Why this surface feels so unpredictable

The home feed is where creators feel the algorithm is random, and there is a real reason. YouTube has acknowledged that factors outside your control affect reach: overall interest in your topic, competition from other channels, and seasonality. A video can be well made and still get muted distribution because the topic is crowded or the timing is off.

This is also where the "my video flopped" panic usually starts. Before you blame yourself, it is worth understanding how the home feed naturally produces a wide range of outcomes. We dug into the real reasons in why good videos flop.

Reading your Browse traffic honestly

You will see plenty of advice claiming a "healthy" channel gets some specific percentage of views from Browse. Ignore the exact numbers. There is no official ideal traffic mix, and any "X% browse is healthy" benchmark is opinion, not a YouTube statement. The right mix depends entirely on your format: an evergreen tutorial channel leans on search, a topical commentary channel leans on Browse and suggested.

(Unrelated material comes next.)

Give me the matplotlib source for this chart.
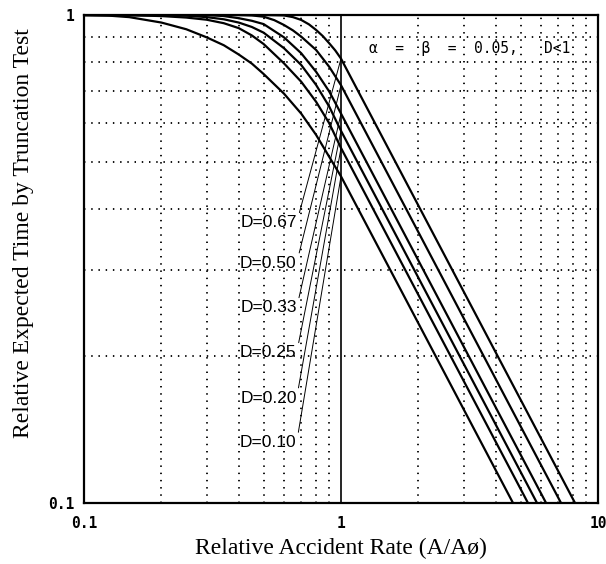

What is worth tracking is your own trend over time. If your Browse share is climbing as your channel finds its lane, that is the system learning who to show you to. If you want the full breakdown of every source, your traffic sources, decoded covers what each one means and how to read them together.

The honest summary

The home feed matches videos to viewers based on watch history, judged on appeal, engagement, and satisfaction. You earn a place in it by being a legible channel with a clear identity, packaging that earns the choice to watch, and videos that satisfy the people who click. Some of the outcome is outside your control, which is normal. Build the channel the algorithm can understand, and the home feed starts handing you the right viewers.

Frequently asked questions

What signal does the YouTube home feed rely on most?

Watch history. YouTube has stated that the home feed relies primarily on a viewer's watch history, whereas suggested videos rely primarily on the video they are currently watching. The home feed matches a video to the kind of viewer who already watches similar content.

What is the difference between Browse features and suggested videos?

Browse features cover the home page, subscriptions, Watch Later, Explore or Trending, and other browsing surfaces, driven mostly by watch history. Suggested videos are recommendations next to or after another video, driven mostly by the current video. They are separate traffic sources in your Analytics.

Is there an ideal percentage of views from Browse?

No. YouTube does not publish an ideal traffic mix, so any "X% browse is healthy" benchmark is opinion rather than an official figure. The right mix depends on your format, and the useful thing to watch is your own trend over time.

Why do some good videos get little home-feed distribution?

Factors outside your control affect reach. YouTube acknowledges that overall topic interest, competition from other channels, and seasonality all influence how far a video travels, so a well-made video in a crowded topic or off-season can still see muted distribution.